▶ **Objective**
Repeat every line exactly, keeping the pictures out of the copy.

* start *

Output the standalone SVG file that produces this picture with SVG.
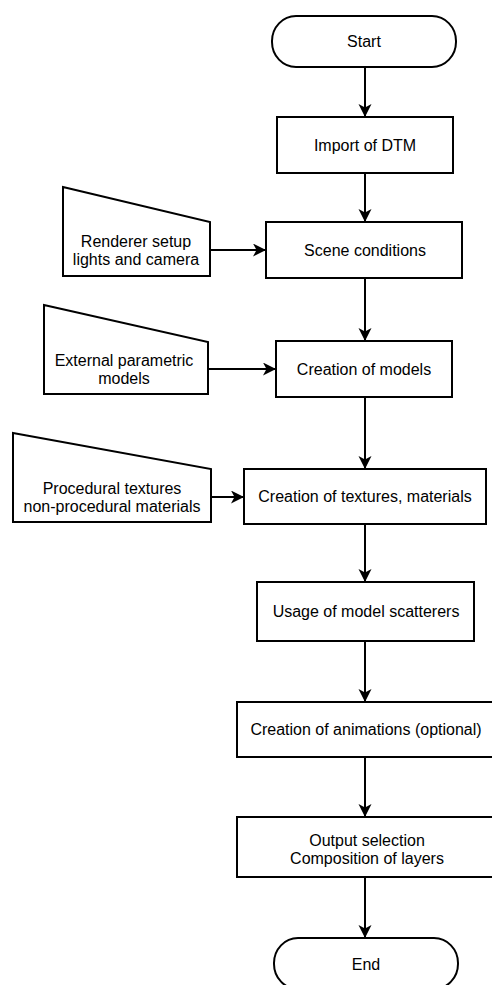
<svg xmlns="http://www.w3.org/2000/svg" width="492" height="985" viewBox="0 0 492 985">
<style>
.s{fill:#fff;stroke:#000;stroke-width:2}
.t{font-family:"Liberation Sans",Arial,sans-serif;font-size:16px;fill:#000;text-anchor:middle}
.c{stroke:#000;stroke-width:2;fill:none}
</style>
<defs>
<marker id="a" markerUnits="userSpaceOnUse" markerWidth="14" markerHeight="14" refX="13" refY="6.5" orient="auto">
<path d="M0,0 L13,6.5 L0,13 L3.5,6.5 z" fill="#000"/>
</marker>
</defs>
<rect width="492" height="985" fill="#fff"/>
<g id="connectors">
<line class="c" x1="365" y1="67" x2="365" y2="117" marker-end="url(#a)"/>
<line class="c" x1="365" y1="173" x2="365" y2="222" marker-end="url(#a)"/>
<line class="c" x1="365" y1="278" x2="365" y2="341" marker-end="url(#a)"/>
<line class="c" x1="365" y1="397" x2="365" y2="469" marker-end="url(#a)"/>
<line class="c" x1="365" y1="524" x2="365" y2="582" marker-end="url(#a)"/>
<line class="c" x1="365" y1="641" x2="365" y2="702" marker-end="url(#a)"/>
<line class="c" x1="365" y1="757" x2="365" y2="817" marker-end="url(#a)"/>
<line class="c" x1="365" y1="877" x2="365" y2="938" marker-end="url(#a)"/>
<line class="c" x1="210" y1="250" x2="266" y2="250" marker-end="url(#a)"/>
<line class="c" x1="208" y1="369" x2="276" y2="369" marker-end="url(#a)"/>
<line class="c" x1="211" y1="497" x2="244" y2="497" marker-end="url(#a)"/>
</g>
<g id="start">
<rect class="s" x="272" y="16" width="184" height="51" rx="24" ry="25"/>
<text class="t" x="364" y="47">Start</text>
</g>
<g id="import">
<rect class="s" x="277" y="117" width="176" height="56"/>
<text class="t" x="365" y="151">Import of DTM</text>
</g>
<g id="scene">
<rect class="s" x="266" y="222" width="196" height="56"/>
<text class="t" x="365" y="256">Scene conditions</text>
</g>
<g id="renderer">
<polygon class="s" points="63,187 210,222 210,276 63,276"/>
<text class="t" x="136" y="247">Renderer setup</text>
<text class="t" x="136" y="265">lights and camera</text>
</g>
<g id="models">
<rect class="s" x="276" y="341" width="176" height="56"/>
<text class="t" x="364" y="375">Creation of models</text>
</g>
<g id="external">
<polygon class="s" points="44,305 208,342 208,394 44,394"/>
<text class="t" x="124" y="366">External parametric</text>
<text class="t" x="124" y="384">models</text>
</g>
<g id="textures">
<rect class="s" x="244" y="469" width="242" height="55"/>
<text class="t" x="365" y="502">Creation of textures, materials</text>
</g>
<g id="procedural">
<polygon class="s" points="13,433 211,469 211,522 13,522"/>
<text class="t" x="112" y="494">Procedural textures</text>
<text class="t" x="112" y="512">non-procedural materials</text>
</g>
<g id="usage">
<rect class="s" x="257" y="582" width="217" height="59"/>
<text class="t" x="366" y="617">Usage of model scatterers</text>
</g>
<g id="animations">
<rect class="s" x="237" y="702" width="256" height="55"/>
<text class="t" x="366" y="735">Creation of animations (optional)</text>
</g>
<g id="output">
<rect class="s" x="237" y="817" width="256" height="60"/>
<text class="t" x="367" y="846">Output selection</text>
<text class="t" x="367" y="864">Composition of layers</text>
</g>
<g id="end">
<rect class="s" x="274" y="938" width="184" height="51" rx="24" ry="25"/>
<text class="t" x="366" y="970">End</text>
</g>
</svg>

* end *

▶ **Output for this exercise**
Output the standalone SVG file that produces this picture with SVG.
<svg xmlns="http://www.w3.org/2000/svg" width="492" height="985" viewBox="0 0 492 985">
<style>
.s{fill:#fff;stroke:#000;stroke-width:2}
.t{font-family:"Liberation Sans",Arial,sans-serif;font-size:16px;fill:#000;text-anchor:middle}
.c{stroke:#000;stroke-width:2;fill:none}
</style>
<defs>
<marker id="a" markerUnits="userSpaceOnUse" markerWidth="14" markerHeight="14" refX="13" refY="6.5" orient="auto">
<path d="M0,0 L13,6.5 L0,13 L3.5,6.5 z" fill="#000"/>
</marker>
</defs>
<rect width="492" height="985" fill="#fff"/>
<g id="connectors">
<line class="c" x1="365" y1="67" x2="365" y2="117" marker-end="url(#a)"/>
<line class="c" x1="365" y1="173" x2="365" y2="222" marker-end="url(#a)"/>
<line class="c" x1="365" y1="278" x2="365" y2="341" marker-end="url(#a)"/>
<line class="c" x1="365" y1="397" x2="365" y2="469" marker-end="url(#a)"/>
<line class="c" x1="365" y1="524" x2="365" y2="582" marker-end="url(#a)"/>
<line class="c" x1="365" y1="641" x2="365" y2="702" marker-end="url(#a)"/>
<line class="c" x1="365" y1="757" x2="365" y2="817" marker-end="url(#a)"/>
<line class="c" x1="365" y1="877" x2="365" y2="938" marker-end="url(#a)"/>
<line class="c" x1="210" y1="250" x2="266" y2="250" marker-end="url(#a)"/>
<line class="c" x1="208" y1="369" x2="276" y2="369" marker-end="url(#a)"/>
<line class="c" x1="211" y1="497" x2="244" y2="497" marker-end="url(#a)"/>
</g>
<g id="start">
<rect class="s" x="272" y="16" width="184" height="51" rx="24" ry="25"/>
<text class="t" x="364" y="47">Start</text>
</g>
<g id="import">
<rect class="s" x="277" y="117" width="176" height="56"/>
<text class="t" x="365" y="151">Import of DTM</text>
</g>
<g id="scene">
<rect class="s" x="266" y="222" width="196" height="56"/>
<text class="t" x="365" y="256">Scene conditions</text>
</g>
<g id="renderer">
<polygon class="s" points="63,187 210,222 210,276 63,276"/>
<text class="t" x="136" y="247">Renderer setup</text>
<text class="t" x="136" y="265">lights and camera</text>
</g>
<g id="models">
<rect class="s" x="276" y="341" width="176" height="56"/>
<text class="t" x="364" y="375">Creation of models</text>
</g>
<g id="external">
<polygon class="s" points="44,305 208,342 208,394 44,394"/>
<text class="t" x="124" y="366">External parametric</text>
<text class="t" x="124" y="384">models</text>
</g>
<g id="textures">
<rect class="s" x="244" y="469" width="242" height="55"/>
<text class="t" x="365" y="502">Creation of textures, materials</text>
</g>
<g id="procedural">
<polygon class="s" points="13,433 211,469 211,522 13,522"/>
<text class="t" x="112" y="494">Procedural textures</text>
<text class="t" x="112" y="512">non-procedural materials</text>
</g>
<g id="usage">
<rect class="s" x="257" y="582" width="217" height="59"/>
<text class="t" x="366" y="617">Usage of model scatterers</text>
</g>
<g id="animations">
<rect class="s" x="237" y="702" width="256" height="55"/>
<text class="t" x="366" y="735">Creation of animations (optional)</text>
</g>
<g id="output">
<rect class="s" x="237" y="817" width="256" height="60"/>
<text class="t" x="367" y="846">Output selection</text>
<text class="t" x="367" y="864">Composition of layers</text>
</g>
<g id="end">
<rect class="s" x="274" y="938" width="184" height="51" rx="24" ry="25"/>
<text class="t" x="366" y="970">End</text>
</g>
</svg>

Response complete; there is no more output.